Menu
News
EkBis
New Economy
Kabar Finansial
Global Connections
Sport & Lifestyle
Kabar Sawit
Video
Indeks
About Us
Social Media

Dampak Ekonomi Kebijakan Reklasifikasi Mitra Platform Menjadi Karyawan

Dampak Ekonomi Kebijakan Reklasifikasi Mitra Platform Menjadi Karyawan Kredit Foto: Antara/Aji Styawan
Warta Ekonomi, Jakarta -

Pemaksaan kebijakan ketenagakerjaan pada sektor mobilitas dan pengantaran digital dapat memberikan dampak negatif yang cukup signifikan terhadap ekonomi Indonesia.

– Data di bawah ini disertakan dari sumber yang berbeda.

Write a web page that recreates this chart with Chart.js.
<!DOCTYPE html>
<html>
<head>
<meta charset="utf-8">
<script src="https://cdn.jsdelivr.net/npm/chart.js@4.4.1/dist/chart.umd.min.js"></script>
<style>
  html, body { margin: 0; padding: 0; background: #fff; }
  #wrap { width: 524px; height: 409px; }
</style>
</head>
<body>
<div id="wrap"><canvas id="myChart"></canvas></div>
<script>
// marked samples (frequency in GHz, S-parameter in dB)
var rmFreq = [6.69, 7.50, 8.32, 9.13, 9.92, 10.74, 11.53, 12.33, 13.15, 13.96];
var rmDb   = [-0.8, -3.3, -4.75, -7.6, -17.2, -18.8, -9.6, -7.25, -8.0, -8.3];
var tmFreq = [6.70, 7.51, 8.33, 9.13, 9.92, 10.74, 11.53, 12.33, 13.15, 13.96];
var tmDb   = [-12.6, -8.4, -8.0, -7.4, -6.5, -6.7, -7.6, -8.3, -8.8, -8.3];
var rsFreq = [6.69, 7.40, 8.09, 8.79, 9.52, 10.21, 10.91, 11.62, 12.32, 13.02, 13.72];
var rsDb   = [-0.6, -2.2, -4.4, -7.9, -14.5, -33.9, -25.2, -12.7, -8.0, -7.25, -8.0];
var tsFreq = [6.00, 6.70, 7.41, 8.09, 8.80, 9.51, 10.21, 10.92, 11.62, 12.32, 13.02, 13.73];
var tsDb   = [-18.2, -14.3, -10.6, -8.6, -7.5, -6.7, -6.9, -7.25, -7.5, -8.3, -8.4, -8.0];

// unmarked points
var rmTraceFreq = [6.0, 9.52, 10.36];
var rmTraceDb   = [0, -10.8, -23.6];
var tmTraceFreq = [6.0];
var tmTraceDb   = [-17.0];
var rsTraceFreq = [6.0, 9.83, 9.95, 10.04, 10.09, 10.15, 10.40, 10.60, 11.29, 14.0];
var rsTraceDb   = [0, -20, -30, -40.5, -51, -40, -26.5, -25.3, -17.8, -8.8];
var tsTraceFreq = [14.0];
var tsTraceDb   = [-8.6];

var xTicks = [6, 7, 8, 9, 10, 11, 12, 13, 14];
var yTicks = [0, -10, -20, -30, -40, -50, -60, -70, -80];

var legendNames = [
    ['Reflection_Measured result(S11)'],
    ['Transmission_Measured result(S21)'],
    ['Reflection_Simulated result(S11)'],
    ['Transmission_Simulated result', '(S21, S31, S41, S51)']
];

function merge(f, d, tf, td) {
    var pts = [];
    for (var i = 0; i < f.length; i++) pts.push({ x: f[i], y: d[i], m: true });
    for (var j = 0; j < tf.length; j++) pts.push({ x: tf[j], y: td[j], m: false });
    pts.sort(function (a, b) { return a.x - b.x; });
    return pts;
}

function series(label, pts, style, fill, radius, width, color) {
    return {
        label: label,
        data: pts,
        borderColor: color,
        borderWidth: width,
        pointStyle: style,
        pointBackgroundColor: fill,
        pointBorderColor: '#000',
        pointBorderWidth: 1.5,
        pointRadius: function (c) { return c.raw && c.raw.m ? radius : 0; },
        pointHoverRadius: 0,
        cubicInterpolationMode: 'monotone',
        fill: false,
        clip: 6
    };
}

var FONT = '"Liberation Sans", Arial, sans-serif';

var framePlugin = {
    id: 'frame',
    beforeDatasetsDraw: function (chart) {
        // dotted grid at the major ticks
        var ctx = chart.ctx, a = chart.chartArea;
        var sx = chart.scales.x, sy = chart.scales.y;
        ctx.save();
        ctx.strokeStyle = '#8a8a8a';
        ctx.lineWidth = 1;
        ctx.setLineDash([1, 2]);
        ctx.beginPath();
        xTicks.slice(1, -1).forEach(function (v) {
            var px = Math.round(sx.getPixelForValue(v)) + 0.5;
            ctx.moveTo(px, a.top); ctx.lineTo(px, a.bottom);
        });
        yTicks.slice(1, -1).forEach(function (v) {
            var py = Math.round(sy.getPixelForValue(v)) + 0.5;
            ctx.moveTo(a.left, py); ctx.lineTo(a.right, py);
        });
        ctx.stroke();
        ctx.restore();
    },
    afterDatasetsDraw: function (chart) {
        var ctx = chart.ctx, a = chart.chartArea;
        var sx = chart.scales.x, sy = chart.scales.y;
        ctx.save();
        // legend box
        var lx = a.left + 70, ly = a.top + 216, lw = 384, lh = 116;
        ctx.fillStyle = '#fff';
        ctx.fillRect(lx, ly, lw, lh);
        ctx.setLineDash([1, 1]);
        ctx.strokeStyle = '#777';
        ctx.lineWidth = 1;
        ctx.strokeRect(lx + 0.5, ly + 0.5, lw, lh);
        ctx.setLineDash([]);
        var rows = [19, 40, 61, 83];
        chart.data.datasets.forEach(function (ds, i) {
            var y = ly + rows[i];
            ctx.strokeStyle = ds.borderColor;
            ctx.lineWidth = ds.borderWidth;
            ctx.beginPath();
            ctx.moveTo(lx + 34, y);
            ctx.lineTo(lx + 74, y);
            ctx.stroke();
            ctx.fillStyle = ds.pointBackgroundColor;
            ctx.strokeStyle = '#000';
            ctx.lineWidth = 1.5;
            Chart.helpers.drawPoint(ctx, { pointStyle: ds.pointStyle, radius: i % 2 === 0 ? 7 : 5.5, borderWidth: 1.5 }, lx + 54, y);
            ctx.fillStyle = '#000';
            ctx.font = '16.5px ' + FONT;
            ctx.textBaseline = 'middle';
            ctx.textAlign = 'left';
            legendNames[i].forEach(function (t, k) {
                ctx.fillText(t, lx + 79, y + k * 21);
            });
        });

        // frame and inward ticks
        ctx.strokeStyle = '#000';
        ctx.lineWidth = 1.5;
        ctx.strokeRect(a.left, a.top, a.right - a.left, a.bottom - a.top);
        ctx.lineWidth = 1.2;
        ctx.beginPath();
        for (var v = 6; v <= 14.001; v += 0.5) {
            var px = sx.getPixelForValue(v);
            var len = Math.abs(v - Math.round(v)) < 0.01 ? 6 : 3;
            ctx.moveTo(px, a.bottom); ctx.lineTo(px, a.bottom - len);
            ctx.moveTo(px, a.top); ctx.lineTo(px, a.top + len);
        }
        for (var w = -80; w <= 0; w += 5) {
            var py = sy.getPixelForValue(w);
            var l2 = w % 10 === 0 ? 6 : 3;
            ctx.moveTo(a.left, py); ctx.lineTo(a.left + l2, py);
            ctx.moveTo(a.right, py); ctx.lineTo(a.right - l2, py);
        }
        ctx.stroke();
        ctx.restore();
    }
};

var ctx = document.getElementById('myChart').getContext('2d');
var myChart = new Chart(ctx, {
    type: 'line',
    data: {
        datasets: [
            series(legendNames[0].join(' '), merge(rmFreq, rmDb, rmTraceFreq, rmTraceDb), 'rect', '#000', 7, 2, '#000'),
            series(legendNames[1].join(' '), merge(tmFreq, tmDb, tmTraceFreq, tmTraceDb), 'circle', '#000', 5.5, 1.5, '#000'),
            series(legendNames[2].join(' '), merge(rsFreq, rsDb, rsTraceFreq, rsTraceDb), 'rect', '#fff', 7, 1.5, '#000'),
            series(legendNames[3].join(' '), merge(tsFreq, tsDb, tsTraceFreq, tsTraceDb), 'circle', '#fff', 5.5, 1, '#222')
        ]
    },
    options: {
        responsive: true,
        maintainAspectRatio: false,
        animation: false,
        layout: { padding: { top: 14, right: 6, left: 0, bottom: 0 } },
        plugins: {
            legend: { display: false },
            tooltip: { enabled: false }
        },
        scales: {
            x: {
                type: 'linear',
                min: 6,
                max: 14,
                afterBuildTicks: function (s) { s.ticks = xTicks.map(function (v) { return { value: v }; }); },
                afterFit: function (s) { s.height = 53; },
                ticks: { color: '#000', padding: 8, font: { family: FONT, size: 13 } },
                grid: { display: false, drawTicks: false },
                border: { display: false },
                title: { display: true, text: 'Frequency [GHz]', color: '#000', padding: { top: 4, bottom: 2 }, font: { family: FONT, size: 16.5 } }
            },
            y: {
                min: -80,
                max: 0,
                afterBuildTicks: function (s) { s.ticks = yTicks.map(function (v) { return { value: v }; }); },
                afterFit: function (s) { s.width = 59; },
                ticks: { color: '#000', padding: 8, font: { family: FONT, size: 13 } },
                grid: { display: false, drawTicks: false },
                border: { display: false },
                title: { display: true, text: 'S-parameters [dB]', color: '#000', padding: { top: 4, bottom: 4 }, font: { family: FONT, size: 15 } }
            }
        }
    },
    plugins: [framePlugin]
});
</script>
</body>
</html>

Reklasifikasi mitra menjadi karyawan platform atau memaksakan pemberian manfaat setara karyawan, dapat menurunkan pendapatan jutaan UMKM yang bergantung pada platform digital, bahkan meningkatnya pengangguran.

Agung Yudha, Direktur Eksekutif Modantara menyebut, kebijakan ini akan menghilangkan kemampuan platform digital sebagai bantalan ekonomi nasional.

Efek domino dari kebijakan ini termasuk memperlambat pertumbuhan ekonomi nasional, menimbulkan gejolak sosial politik, dan turunnya kepercayaan investor baik dalam maupun luar negeri, terutama di masa perekonomian dunia yang menantang saat ini. 

Agung mengungkapkan, saat ini industri ojol, taksol, dan kurol berkontribusi sebesar 2% PDB. Perubahan status menjadi karyawan akan mengakibatkan beberapa kemungkinan seperti; hanya sebagian kecil dari mitra pengemudi yang bisa terserap (diperkirakan hanya 10-30% mitra yang terserap, atau 70-90% tidak memiliki pekerjaan).

Penurunan aktivitas ekonomi digital yang berujung pada penurunan PDB sebesar 5.5% dan 1.4 juta orang kehilangan pekerjaan. Dan dampak total pada perekonomian Indonesia bisa mencapai sekitar Rp 178 triliun, yang mencakup efek lanjutan di sektor lain. 

Wacana untuk menjadikan mitra pengemudi dan mitra kurir sebagai pegawai tetap sudah banyak terjadi di berbagai negara, namun hal tersebut bukan berarti serta merta merupakan kebijakan yang harus diikuti oleh Indonesia.

"Kita justru dapat melakukan regulatory impact assessment apakah kebijakan-kebijakan tersebut efektif menjawab permasalahan yang ada," tambahnya.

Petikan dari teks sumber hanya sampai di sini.